Many of the MPs we interviewed described their roles in ways that corresponded to two classic but competing definitions of a political representative’s role: “trustees” and “delegates.” According to political theory, trustees are representatives who follow their own sense of the best action to pursue. A trustee believes she was elected by the public to use her own judgement to make a decision. Meanwhile, delegates are understood to be representatives who follow the expressed preferences of their constituents, regardless of their own personal opinion. On occasions when an MP’s judgement on a legislative matter differs from voter preference, assuming they can appropriately identify their constituents’ view, the trustee will vote according to her own judgment, while the delegate will allow voter preference to have the ultimate say.

Among parliamentarians from the Liberals, New Democrats or the Bloc Quebecois, no clear preference for the role of trustee or delegate emerged.

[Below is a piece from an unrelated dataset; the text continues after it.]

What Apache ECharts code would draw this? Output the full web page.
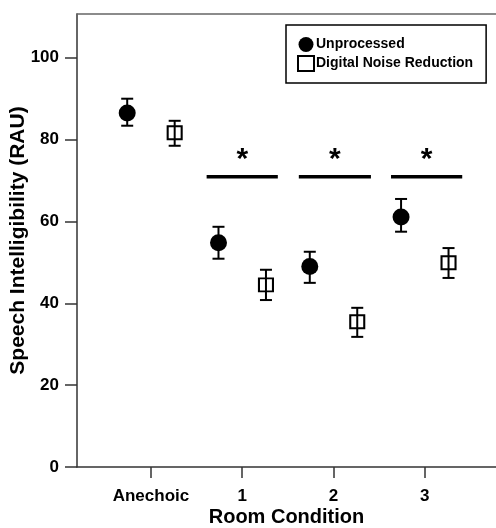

Each of those parties had MPs in both groups, and in fact, many MPs straddled the categories.

Describing a classic trustee’s conception of the job, NDP Bill Blaikie said: “My job as an MP was to do the thinking and the listening at the committee hearings and the meetings-albeit out of certain perspective that I was up front about when I ran-and then to make judgments,” Blaikie said. “The people who voted for me don’t have the time to do all that. That is what I am paid to do. . . . [My constituents] will hold me accountable at elections and in between with their input with letters of criticism or support.” And Paddy Torsney, a former Liberal MP for Burlington, said, “I think my job was to provide leadership. Not just reflect the discussion, but also to lead the discussion. And I think that is where people get caught up in ‘No, my job is to do exactly what those people say.’ . . . No, you’re actually sending me there to think and bring more information back, too.”

The majority of Conservative MPs, in contrast, approached their roles as delegates. Loyola Hearn describes the job in terms very similar to the word’s definition. “[Voters] select you to be their representative in Ottawa, to speak for them, to vote on legislation and, in some cases, to develop legislation that they feel is wanted. Basically, to work [for their interests] and to deliver for them whatever benefits might flow,” Hearn said. “All of [the constituents] can’t be up there, so you’re the messenger. That’s the job you have. . . . You are the representative for the people in Ottawa, not Ottawa’s representative to the people.”